**EXERCISE AIM:**
Quote the data exactly, first line to the line containing "prob_ticks = [0.0, 0.2, 0.4, 0.6, 0.8, 1.0]", with no pictures.

**COLLECTED DATA:**
-- Begin --
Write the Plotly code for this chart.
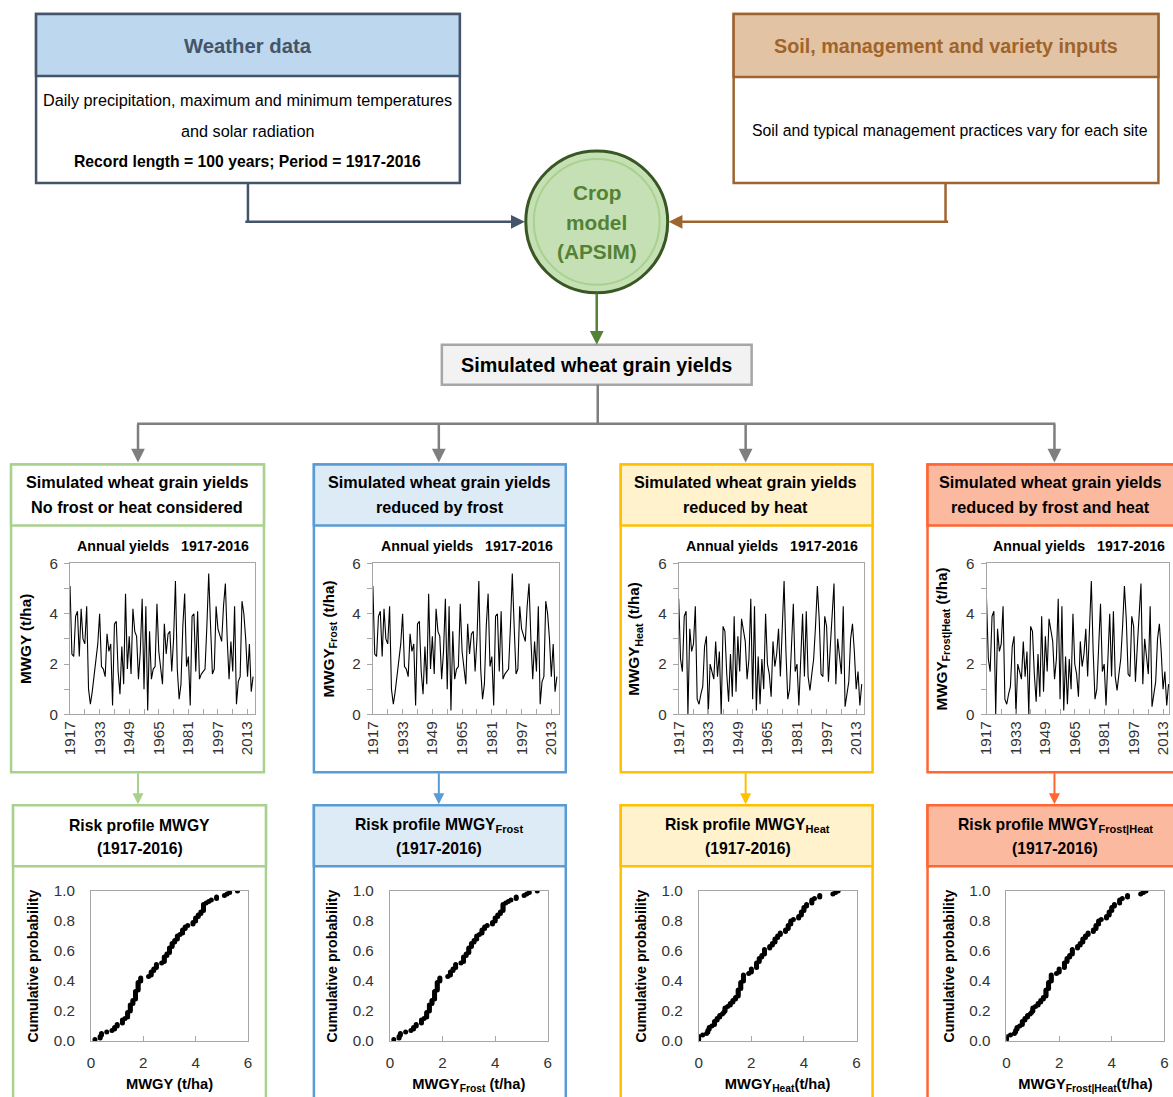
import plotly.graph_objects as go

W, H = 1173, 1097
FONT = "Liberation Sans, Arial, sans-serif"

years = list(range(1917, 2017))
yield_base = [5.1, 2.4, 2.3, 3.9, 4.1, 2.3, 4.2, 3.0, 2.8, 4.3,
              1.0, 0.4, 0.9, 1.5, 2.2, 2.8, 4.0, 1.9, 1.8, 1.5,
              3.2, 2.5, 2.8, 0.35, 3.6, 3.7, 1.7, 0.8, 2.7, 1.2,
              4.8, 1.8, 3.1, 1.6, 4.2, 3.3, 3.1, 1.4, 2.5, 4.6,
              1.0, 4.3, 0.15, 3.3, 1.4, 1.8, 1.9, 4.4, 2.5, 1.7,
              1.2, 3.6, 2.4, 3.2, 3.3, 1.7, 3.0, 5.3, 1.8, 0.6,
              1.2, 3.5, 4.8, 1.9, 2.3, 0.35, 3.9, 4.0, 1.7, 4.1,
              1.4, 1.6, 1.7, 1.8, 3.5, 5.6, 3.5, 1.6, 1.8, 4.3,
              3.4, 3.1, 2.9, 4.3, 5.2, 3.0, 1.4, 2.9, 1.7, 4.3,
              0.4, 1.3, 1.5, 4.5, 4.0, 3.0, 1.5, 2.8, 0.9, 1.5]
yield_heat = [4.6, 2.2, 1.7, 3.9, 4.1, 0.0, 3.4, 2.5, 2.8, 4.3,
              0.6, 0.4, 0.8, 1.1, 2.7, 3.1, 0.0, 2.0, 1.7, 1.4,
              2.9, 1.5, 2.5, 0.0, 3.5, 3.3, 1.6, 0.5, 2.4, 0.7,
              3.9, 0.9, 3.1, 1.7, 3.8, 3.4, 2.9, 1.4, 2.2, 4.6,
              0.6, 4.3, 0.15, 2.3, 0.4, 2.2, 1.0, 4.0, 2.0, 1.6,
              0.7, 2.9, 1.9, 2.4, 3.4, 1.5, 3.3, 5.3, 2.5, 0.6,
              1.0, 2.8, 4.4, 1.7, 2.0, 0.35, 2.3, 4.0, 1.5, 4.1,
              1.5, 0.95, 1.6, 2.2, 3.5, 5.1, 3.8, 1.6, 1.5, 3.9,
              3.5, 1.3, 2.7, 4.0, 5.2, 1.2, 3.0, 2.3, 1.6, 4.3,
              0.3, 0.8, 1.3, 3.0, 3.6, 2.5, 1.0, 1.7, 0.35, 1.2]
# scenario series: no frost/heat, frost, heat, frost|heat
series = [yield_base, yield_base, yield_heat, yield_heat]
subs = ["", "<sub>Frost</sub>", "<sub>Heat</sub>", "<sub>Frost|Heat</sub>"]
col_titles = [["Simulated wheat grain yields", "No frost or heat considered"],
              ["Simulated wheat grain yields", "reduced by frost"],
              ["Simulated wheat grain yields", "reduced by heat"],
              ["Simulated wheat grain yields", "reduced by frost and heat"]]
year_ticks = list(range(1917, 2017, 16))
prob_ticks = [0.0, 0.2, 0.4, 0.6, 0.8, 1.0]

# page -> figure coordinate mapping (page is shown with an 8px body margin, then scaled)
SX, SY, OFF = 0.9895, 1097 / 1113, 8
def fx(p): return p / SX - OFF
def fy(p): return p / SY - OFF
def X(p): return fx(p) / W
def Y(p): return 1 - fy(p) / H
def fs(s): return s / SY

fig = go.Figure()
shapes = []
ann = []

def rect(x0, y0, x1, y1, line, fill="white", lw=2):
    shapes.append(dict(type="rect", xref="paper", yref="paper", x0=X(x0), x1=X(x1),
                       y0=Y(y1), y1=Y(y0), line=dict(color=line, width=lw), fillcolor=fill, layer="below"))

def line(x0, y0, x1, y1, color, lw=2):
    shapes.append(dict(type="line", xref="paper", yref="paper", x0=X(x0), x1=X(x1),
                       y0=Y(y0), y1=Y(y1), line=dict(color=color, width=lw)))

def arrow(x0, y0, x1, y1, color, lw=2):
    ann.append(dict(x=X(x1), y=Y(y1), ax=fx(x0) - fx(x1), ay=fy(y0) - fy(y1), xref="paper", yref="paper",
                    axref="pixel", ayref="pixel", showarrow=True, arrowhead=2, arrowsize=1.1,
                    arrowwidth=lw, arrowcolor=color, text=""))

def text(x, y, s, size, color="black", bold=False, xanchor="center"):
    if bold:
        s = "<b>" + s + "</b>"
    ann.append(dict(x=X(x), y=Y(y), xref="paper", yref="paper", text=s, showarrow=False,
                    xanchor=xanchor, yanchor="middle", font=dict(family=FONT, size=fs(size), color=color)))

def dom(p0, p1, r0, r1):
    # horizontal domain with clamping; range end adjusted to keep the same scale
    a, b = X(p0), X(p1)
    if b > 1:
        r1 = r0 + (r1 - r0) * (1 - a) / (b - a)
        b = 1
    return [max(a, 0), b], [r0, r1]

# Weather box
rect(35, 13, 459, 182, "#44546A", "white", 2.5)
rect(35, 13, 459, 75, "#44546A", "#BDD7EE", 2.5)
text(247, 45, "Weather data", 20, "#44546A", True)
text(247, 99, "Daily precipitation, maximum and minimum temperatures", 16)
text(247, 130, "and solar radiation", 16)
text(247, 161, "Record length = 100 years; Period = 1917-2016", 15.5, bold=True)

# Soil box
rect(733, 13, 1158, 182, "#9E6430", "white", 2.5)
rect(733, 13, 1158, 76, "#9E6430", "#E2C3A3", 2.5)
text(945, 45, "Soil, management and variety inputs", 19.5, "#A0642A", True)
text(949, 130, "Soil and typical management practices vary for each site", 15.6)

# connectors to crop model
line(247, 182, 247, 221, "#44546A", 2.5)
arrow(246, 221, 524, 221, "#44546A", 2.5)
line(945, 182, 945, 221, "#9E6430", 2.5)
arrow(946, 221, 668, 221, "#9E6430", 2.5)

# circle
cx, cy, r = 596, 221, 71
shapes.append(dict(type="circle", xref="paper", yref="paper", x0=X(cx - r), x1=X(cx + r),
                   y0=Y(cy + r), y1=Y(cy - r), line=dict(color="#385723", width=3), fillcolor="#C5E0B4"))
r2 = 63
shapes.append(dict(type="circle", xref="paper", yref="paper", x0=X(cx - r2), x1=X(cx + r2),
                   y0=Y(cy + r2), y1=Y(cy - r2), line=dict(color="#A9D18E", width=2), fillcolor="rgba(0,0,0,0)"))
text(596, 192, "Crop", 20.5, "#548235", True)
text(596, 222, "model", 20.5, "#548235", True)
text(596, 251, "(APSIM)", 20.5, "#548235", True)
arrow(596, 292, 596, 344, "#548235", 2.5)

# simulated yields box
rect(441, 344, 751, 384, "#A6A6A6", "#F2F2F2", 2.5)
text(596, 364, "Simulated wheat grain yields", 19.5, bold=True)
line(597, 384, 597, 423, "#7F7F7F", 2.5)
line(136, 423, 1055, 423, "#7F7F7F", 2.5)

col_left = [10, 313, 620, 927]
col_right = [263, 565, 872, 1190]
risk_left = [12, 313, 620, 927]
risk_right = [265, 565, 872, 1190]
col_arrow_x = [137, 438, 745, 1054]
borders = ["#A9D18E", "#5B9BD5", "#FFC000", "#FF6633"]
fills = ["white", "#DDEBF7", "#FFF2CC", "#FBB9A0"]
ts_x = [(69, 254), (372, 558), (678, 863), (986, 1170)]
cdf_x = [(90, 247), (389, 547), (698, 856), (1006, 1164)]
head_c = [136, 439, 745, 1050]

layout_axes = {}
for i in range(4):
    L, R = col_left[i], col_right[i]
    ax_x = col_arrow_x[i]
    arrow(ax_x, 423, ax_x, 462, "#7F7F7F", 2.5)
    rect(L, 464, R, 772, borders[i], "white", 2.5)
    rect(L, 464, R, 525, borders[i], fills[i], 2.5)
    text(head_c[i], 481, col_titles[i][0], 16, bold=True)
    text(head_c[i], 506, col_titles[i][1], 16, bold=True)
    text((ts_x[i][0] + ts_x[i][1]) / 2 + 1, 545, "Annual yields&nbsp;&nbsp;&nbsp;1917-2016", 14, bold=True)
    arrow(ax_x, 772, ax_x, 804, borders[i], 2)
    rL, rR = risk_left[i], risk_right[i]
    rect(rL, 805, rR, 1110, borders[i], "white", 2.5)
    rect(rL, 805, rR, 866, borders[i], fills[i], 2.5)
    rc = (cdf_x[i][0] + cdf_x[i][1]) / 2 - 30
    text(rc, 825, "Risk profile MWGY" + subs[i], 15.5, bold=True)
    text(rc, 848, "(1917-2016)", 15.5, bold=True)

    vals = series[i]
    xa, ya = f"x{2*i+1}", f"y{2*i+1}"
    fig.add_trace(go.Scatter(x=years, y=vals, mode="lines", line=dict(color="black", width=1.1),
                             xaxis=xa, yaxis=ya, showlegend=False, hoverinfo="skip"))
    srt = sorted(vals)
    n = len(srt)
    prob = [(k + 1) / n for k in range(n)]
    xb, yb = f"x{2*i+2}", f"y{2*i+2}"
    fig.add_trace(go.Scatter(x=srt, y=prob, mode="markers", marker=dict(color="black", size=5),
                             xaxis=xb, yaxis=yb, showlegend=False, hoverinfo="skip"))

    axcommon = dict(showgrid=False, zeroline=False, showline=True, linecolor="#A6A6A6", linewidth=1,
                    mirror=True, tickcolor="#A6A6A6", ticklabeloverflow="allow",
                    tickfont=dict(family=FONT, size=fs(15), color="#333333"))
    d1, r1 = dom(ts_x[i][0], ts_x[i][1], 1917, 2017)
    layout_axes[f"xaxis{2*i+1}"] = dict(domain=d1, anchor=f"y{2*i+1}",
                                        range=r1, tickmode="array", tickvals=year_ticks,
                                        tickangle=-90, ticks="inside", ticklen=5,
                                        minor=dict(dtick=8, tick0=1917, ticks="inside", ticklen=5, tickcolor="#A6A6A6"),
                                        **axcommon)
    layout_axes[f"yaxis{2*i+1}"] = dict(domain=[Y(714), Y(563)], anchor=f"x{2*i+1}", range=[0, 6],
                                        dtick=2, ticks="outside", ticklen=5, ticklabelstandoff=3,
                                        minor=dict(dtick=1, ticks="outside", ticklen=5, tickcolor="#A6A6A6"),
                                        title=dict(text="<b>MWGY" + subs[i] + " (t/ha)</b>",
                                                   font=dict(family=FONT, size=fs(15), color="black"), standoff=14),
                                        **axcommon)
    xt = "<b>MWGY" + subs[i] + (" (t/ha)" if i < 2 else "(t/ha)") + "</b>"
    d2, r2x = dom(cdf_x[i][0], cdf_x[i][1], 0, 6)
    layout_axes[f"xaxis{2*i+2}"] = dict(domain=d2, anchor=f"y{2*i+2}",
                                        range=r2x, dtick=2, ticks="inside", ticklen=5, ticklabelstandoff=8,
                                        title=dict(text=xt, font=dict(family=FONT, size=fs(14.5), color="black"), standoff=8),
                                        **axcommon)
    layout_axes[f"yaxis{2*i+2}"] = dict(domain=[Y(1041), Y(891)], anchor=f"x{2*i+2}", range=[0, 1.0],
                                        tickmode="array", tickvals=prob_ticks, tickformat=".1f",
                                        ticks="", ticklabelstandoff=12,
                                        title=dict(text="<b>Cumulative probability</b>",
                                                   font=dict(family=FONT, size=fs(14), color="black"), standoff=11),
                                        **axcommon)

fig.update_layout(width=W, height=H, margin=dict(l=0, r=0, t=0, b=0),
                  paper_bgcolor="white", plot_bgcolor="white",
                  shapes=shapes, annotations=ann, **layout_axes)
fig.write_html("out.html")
-- End --
**TASK ANSWER:**
Write the Plotly code for this chart.
import plotly.graph_objects as go

W, H = 1173, 1097
FONT = "Liberation Sans, Arial, sans-serif"

years = list(range(1917, 2017))
yield_base = [5.1, 2.4, 2.3, 3.9, 4.1, 2.3, 4.2, 3.0, 2.8, 4.3,
              1.0, 0.4, 0.9, 1.5, 2.2, 2.8, 4.0, 1.9, 1.8, 1.5,
              3.2, 2.5, 2.8, 0.35, 3.6, 3.7, 1.7, 0.8, 2.7, 1.2,
              4.8, 1.8, 3.1, 1.6, 4.2, 3.3, 3.1, 1.4, 2.5, 4.6,
              1.0, 4.3, 0.15, 3.3, 1.4, 1.8, 1.9, 4.4, 2.5, 1.7,
              1.2, 3.6, 2.4, 3.2, 3.3, 1.7, 3.0, 5.3, 1.8, 0.6,
              1.2, 3.5, 4.8, 1.9, 2.3, 0.35, 3.9, 4.0, 1.7, 4.1,
              1.4, 1.6, 1.7, 1.8, 3.5, 5.6, 3.5, 1.6, 1.8, 4.3,
              3.4, 3.1, 2.9, 4.3, 5.2, 3.0, 1.4, 2.9, 1.7, 4.3,
              0.4, 1.3, 1.5, 4.5, 4.0, 3.0, 1.5, 2.8, 0.9, 1.5]
yield_heat = [4.6, 2.2, 1.7, 3.9, 4.1, 0.0, 3.4, 2.5, 2.8, 4.3,
              0.6, 0.4, 0.8, 1.1, 2.7, 3.1, 0.0, 2.0, 1.7, 1.4,
              2.9, 1.5, 2.5, 0.0, 3.5, 3.3, 1.6, 0.5, 2.4, 0.7,
              3.9, 0.9, 3.1, 1.7, 3.8, 3.4, 2.9, 1.4, 2.2, 4.6,
              0.6, 4.3, 0.15, 2.3, 0.4, 2.2, 1.0, 4.0, 2.0, 1.6,
              0.7, 2.9, 1.9, 2.4, 3.4, 1.5, 3.3, 5.3, 2.5, 0.6,
              1.0, 2.8, 4.4, 1.7, 2.0, 0.35, 2.3, 4.0, 1.5, 4.1,
              1.5, 0.95, 1.6, 2.2, 3.5, 5.1, 3.8, 1.6, 1.5, 3.9,
              3.5, 1.3, 2.7, 4.0, 5.2, 1.2, 3.0, 2.3, 1.6, 4.3,
              0.3, 0.8, 1.3, 3.0, 3.6, 2.5, 1.0, 1.7, 0.35, 1.2]
# scenario series: no frost/heat, frost, heat, frost|heat
series = [yield_base, yield_base, yield_heat, yield_heat]
subs = ["", "<sub>Frost</sub>", "<sub>Heat</sub>", "<sub>Frost|Heat</sub>"]
col_titles = [["Simulated wheat grain yields", "No frost or heat considered"],
              ["Simulated wheat grain yields", "reduced by frost"],
              ["Simulated wheat grain yields", "reduced by heat"],
              ["Simulated wheat grain yields", "reduced by frost and heat"]]
year_ticks = list(range(1917, 2017, 16))
prob_ticks = [0.0, 0.2, 0.4, 0.6, 0.8, 1.0]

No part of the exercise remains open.